You have to believe me when I say that I don’t read Maureen Dowd. Until a few minutes ago, I hadn’t read a Dowd column in over a year. Today, however, I couldn’t resist the temptation to click the link to her column, because I was intrigued by the blurb. It said something about Hillary Clinton being upset with Barack Obama for not waiting his turn. That’s exactly right. Hillary’s entire life has been programmed. From Wellesley commencement speaker to Yale Law School to marrying Bill Clinton (I read somewhere that she knew he’d be president from the moment she met him) to working on his campaigns to practicing law to serving as First Lady to running for the United States Senate to insisting on serving on the Armed Services Committee to sitting out the 2004 election—every step has been planned, choreographed, and orchestrated. This was supposed to be Her Time. She paid her dues; she schmoozed with the right people (including the Hollywood crowd); she figured out how to have it both ways on every issue; she worked on her appearance; she padded her résumé.
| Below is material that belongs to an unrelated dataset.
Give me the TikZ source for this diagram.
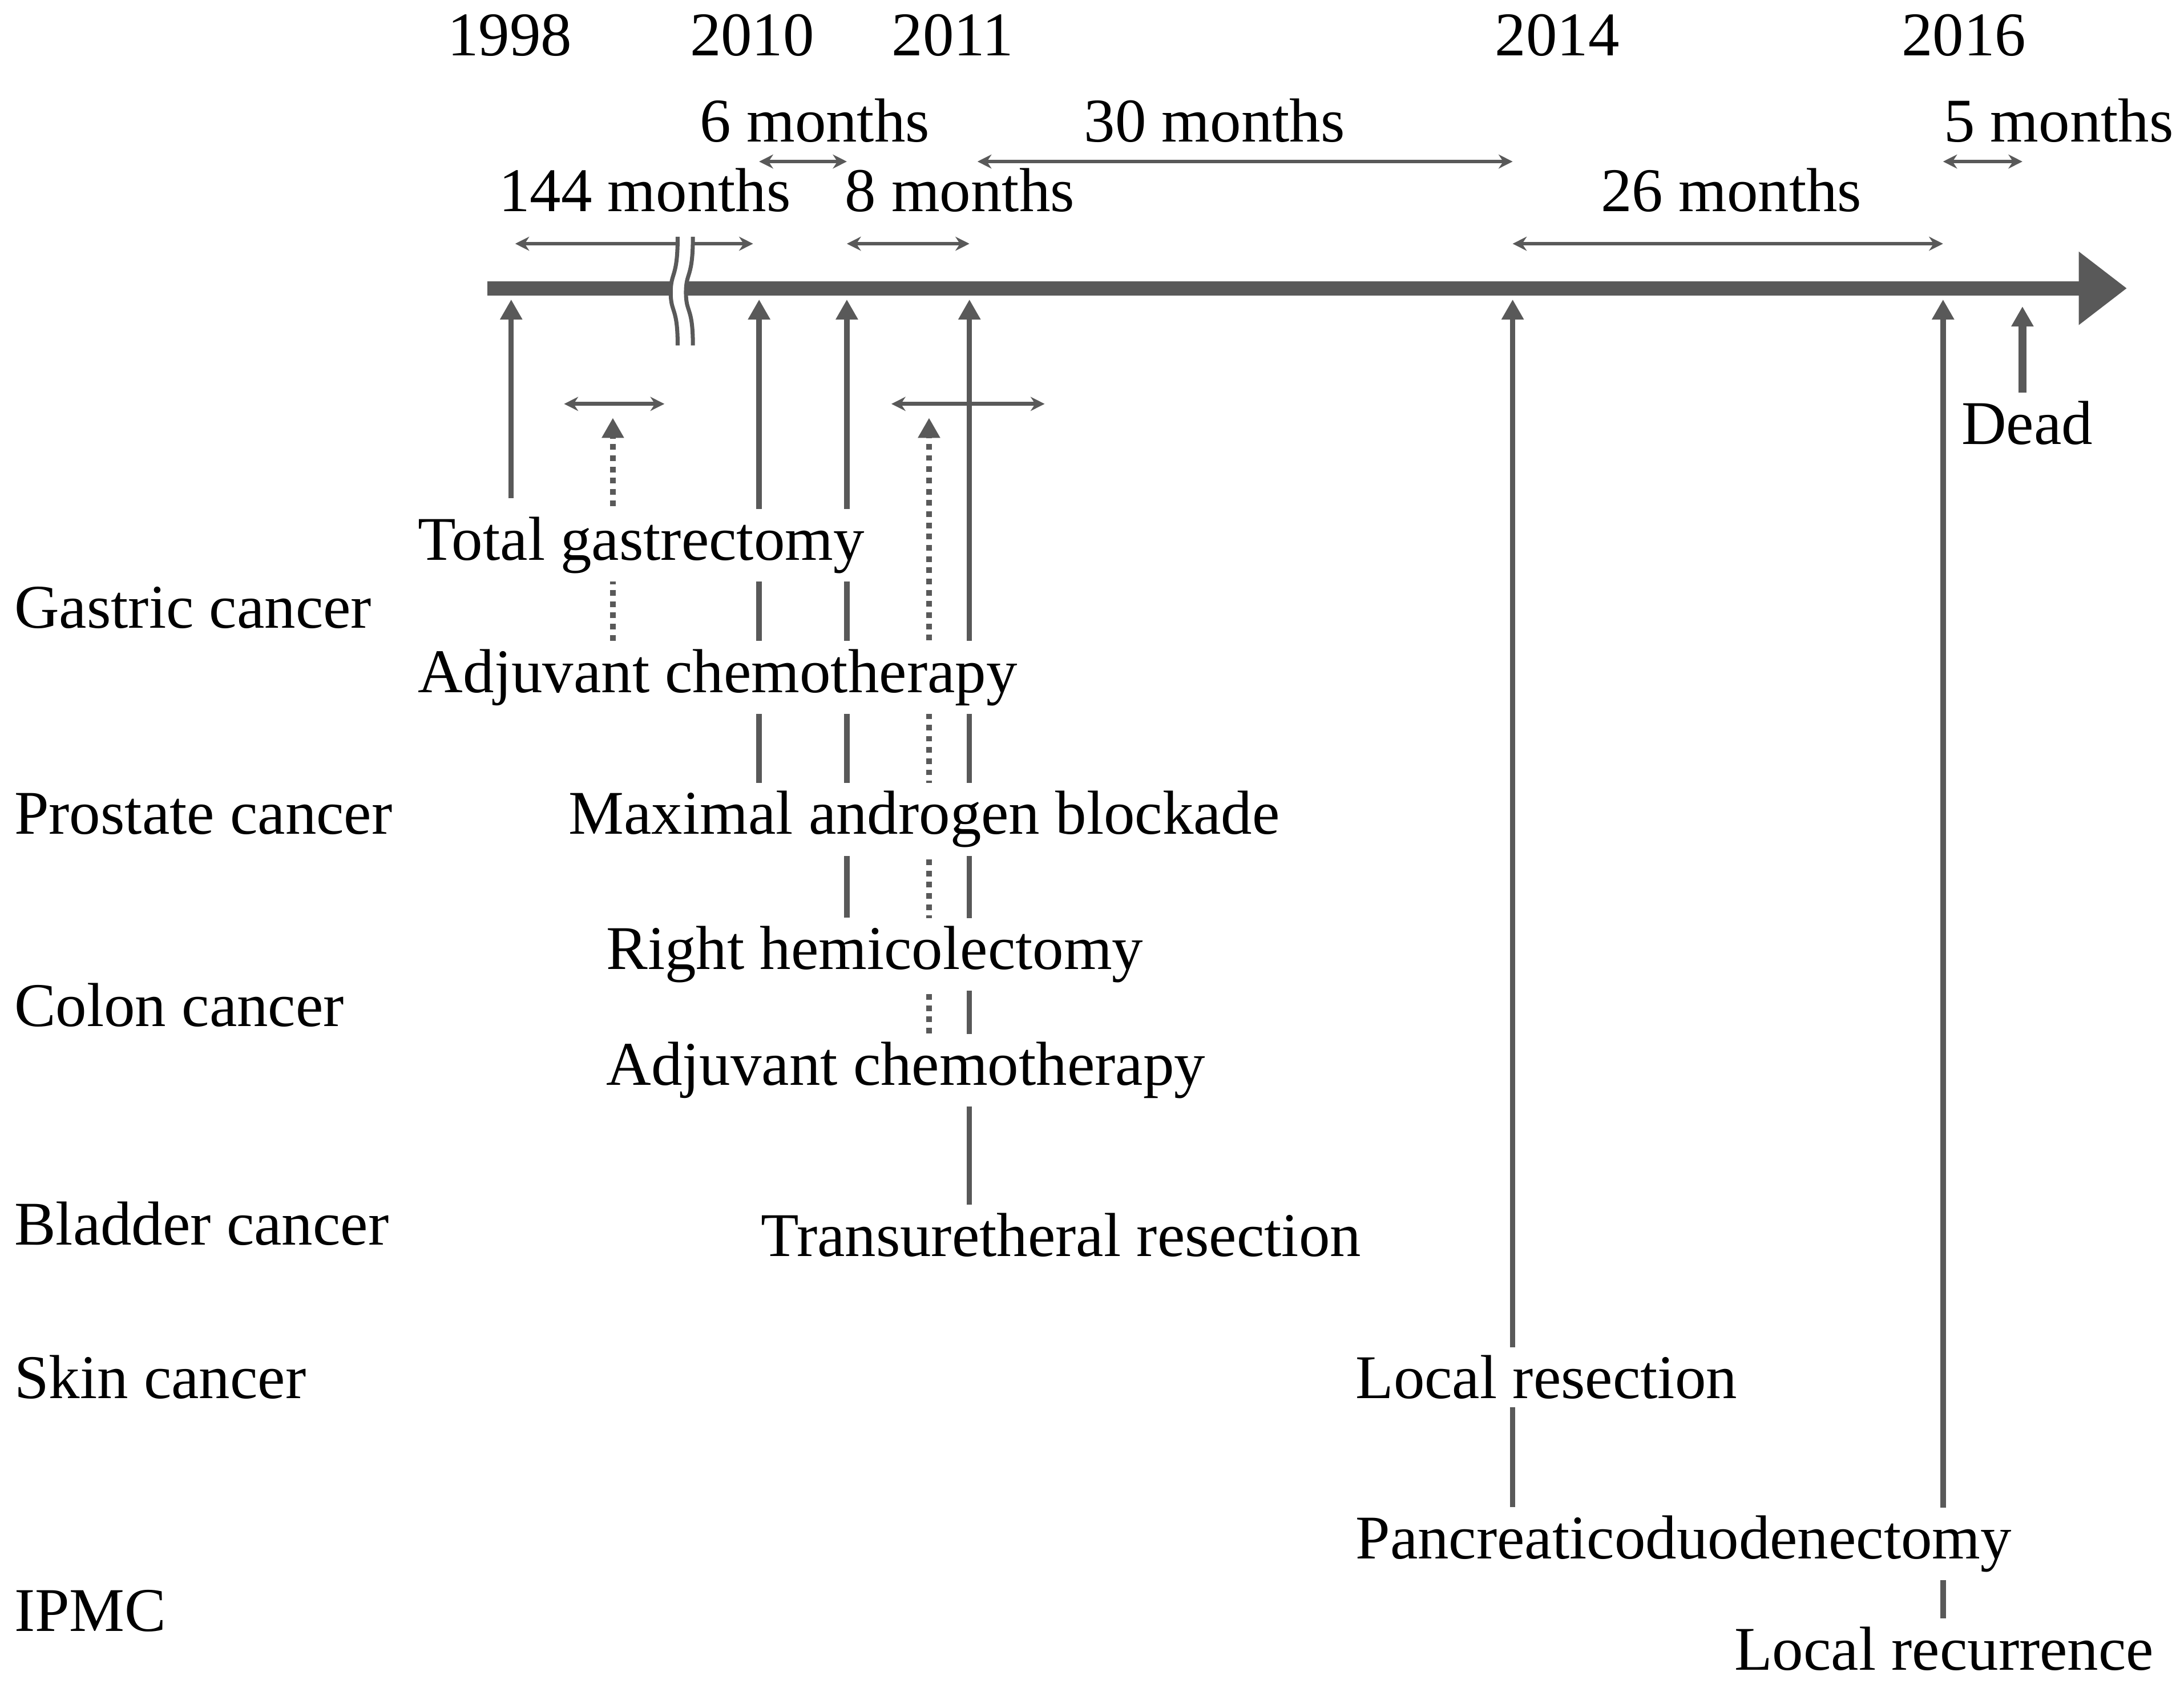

What happens? An upstart challenges her. The sheer effrontery! How dare this young man, who has many election cycles ahead of him, deny her the prize she has long sought! How dare he not realize the historic nature of her candidacy! How dare he suggest that he is as capable of leading this country as she is! How dare he not defer to her superior experience and expertise! To add insult to injury, Obama seems to be winning on the basis of airy rhetoric. By contrast, she comes across as dour, whiny, and old. Perhaps I shouldn’t say this, but I’m enjoying the hell out of Hillary’s demise. Her dreams, plans, and hopes are disintegrating before her eyes. What was supposed to be a coronation has become a nightmare. Hillary is experiencing what Ted Kennedy experienced 28 years ago. He, too, thought that he was fated to become president. The American people took a good long look at him and said no. At some point, he must have come to grips with the fact that he would be nothing more than a senator for the rest of his life. (Not a bad consolation prize, is it?) Hillary will have to come to grips with the same fact. She is the Ted Kennedy of the current generation.

By the way, I loved yesterday’s debate from Ohio. During the first intermission, I called my mother in Michigan to make sure she was watching. She’s become quite the political junkie. I told her that as much as I love baseball, I’d rather watch Hillary and Barack debate than watch a baseball game. It was riveting. Did anyone else get into it as much as I did?

From the Mailbag

Hi Keith

This was good, and important. Human beings, not cultures and religions, have human rights. Indeed.

Cheers, Torsten

Tuesday, 26 February 2008

Obamology

Dr John J. Ray has a new blog devoted to the vacuous utterances of Barack Obama. Shouldn’t it be “Obamalogy,” John?